▶ **Your goal**
Leave the pictures out and write out exactly the lines from the top of the entries through the line containing "const yTicks=[50,60,70,80,90];".

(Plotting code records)
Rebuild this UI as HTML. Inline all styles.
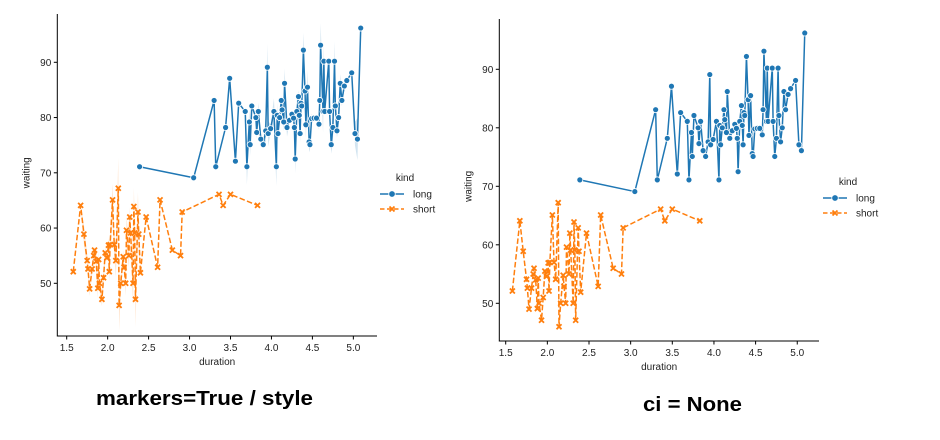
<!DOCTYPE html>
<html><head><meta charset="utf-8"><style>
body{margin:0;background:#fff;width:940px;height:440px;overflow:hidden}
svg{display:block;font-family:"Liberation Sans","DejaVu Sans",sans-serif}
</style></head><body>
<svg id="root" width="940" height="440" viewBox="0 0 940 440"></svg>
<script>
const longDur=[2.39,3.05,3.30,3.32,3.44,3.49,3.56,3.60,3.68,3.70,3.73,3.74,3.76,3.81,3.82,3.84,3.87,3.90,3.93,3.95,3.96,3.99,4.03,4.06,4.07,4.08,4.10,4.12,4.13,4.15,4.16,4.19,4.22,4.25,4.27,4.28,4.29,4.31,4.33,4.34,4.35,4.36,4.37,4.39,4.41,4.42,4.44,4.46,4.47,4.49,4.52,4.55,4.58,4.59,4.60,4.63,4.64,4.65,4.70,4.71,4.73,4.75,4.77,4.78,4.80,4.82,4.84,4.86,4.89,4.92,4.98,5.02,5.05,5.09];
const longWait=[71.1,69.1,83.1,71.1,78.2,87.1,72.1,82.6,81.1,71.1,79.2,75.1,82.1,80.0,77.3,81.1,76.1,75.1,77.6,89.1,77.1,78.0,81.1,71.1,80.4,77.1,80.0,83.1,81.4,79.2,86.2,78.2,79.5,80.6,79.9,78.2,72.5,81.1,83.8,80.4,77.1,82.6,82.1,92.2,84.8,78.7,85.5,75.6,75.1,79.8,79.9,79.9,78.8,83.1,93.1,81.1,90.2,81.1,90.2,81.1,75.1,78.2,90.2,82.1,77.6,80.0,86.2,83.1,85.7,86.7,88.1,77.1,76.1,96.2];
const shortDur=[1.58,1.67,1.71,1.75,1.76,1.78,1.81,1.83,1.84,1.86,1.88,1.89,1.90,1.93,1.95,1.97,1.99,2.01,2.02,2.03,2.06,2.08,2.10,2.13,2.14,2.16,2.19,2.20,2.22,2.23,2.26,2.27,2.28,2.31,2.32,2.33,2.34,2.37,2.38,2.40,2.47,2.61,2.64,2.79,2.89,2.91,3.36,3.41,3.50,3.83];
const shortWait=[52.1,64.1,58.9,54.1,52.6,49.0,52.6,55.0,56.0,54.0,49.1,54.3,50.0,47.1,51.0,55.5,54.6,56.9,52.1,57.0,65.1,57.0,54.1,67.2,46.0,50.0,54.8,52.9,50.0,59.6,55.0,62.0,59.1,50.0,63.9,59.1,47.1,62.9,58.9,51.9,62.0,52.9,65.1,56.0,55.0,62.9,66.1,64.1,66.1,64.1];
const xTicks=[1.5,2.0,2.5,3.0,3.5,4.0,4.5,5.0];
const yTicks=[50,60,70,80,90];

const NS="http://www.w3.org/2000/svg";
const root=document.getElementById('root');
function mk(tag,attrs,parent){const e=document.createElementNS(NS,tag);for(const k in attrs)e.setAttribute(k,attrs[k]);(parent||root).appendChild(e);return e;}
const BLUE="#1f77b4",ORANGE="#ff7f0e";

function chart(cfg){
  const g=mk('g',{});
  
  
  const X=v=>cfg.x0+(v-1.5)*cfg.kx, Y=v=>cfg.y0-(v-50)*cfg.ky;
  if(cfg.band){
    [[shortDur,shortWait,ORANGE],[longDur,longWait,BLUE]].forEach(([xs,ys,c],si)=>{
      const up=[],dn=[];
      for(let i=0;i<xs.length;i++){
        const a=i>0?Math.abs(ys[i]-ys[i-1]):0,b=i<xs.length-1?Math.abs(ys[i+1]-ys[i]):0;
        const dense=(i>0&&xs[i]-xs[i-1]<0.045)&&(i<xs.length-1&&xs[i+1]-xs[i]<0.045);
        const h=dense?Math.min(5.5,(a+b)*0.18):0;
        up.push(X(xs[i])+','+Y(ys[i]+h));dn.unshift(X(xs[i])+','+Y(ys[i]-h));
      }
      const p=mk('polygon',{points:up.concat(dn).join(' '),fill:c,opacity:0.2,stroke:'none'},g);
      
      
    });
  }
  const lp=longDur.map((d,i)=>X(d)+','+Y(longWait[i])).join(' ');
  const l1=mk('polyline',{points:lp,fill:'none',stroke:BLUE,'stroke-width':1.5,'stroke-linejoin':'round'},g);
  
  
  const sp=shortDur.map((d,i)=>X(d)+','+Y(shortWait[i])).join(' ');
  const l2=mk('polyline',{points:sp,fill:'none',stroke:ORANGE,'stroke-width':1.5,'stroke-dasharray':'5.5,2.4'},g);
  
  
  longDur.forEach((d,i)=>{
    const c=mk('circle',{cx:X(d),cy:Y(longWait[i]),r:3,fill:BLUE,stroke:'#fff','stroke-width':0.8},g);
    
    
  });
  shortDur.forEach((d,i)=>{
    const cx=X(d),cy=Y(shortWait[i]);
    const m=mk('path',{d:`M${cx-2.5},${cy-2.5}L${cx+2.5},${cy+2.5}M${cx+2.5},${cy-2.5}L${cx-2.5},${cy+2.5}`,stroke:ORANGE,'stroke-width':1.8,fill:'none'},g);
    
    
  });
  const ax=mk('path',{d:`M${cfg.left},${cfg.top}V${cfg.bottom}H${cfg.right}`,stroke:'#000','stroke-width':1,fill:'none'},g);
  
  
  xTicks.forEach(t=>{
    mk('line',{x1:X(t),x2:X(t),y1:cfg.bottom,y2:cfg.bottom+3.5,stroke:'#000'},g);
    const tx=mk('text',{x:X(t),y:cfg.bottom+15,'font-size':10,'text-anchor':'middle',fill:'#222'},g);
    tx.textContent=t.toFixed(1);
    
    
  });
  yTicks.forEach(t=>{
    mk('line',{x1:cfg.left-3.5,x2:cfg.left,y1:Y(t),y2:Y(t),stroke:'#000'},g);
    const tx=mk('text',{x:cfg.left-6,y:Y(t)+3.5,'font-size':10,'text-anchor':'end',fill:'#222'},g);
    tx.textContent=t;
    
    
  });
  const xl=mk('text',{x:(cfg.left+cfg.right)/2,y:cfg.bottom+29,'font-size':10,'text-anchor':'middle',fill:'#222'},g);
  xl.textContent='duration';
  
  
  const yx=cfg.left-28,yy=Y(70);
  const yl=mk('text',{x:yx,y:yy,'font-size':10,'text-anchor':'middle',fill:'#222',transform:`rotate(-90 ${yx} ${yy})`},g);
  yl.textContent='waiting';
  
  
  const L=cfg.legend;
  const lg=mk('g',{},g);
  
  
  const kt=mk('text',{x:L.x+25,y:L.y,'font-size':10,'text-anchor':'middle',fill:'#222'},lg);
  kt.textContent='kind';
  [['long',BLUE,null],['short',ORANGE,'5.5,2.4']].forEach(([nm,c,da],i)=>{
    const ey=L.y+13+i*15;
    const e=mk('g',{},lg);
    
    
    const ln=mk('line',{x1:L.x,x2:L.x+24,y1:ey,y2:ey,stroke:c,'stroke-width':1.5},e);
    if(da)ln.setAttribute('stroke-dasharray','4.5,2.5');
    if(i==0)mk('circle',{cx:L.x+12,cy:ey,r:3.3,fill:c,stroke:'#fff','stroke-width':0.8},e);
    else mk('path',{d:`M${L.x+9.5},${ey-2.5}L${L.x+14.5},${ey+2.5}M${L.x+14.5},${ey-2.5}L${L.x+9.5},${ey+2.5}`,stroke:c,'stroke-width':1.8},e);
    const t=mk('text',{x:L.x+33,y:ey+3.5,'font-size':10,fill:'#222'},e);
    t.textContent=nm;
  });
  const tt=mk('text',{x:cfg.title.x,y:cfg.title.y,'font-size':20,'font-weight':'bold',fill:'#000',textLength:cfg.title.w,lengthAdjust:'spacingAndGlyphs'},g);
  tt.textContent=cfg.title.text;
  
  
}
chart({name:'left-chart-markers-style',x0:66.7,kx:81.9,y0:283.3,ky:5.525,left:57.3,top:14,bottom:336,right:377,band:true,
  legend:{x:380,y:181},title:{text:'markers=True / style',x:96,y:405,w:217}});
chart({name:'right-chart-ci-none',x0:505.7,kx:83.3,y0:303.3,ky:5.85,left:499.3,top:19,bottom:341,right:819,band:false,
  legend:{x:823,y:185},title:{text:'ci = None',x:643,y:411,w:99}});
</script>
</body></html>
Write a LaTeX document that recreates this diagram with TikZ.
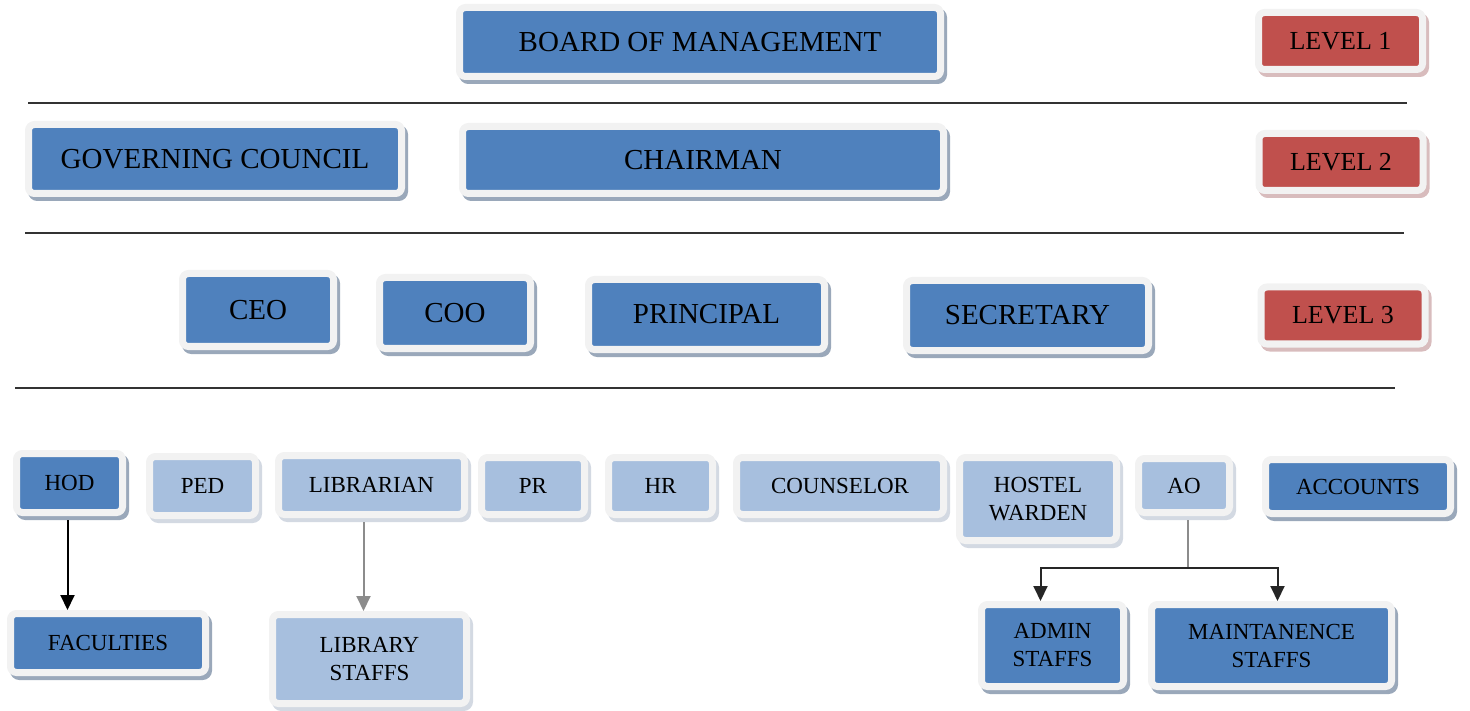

▶ **Reply**
Rebuild this UI as HTML. Inline all styles.
<!DOCTYPE html>
<html><head><meta charset="utf-8"><style>
body{margin:0;background:#fff;width:940px;height:440px;overflow:hidden}
svg{display:block;font-family:"Liberation Sans","DejaVu Sans",sans-serif}
</style></head><body>
<svg id="root" width="940" height="440" viewBox="0 0 940 440"></svg>
<script>
const longDur=[2.39,3.05,3.30,3.32,3.44,3.49,3.56,3.60,3.68,3.70,3.73,3.74,3.76,3.81,3.82,3.84,3.87,3.90,3.93,3.95,3.96,3.99,4.03,4.06,4.07,4.08,4.10,4.12,4.13,4.15,4.16,4.19,4.22,4.25,4.27,4.28,4.29,4.31,4.33,4.34,4.35,4.36,4.37,4.39,4.41,4.42,4.44,4.46,4.47,4.49,4.52,4.55,4.58,4.59,4.60,4.63,4.64,4.65,4.70,4.71,4.73,4.75,4.77,4.78,4.80,4.82,4.84,4.86,4.89,4.92,4.98,5.02,5.05,5.09];
const longWait=[71.1,69.1,83.1,71.1,78.2,87.1,72.1,82.6,81.1,71.1,79.2,75.1,82.1,80.0,77.3,81.1,76.1,75.1,77.6,89.1,77.1,78.0,81.1,71.1,80.4,77.1,80.0,83.1,81.4,79.2,86.2,78.2,79.5,80.6,79.9,78.2,72.5,81.1,83.8,80.4,77.1,82.6,82.1,92.2,84.8,78.7,85.5,75.6,75.1,79.8,79.9,79.9,78.8,83.1,93.1,81.1,90.2,81.1,90.2,81.1,75.1,78.2,90.2,82.1,77.6,80.0,86.2,83.1,85.7,86.7,88.1,77.1,76.1,96.2];
const shortDur=[1.58,1.67,1.71,1.75,1.76,1.78,1.81,1.83,1.84,1.86,1.88,1.89,1.90,1.93,1.95,1.97,1.99,2.01,2.02,2.03,2.06,2.08,2.10,2.13,2.14,2.16,2.19,2.20,2.22,2.23,2.26,2.27,2.28,2.31,2.32,2.33,2.34,2.37,2.38,2.40,2.47,2.61,2.64,2.79,2.89,2.91,3.36,3.41,3.50,3.83];
const shortWait=[52.1,64.1,58.9,54.1,52.6,49.0,52.6,55.0,56.0,54.0,49.1,54.3,50.0,47.1,51.0,55.5,54.6,56.9,52.1,57.0,65.1,57.0,54.1,67.2,46.0,50.0,54.8,52.9,50.0,59.6,55.0,62.0,59.1,50.0,63.9,59.1,47.1,62.9,58.9,51.9,62.0,52.9,65.1,56.0,55.0,62.9,66.1,64.1,66.1,64.1];
const xTicks=[1.5,2.0,2.5,3.0,3.5,4.0,4.5,5.0];
const yTicks=[50,60,70,80,90];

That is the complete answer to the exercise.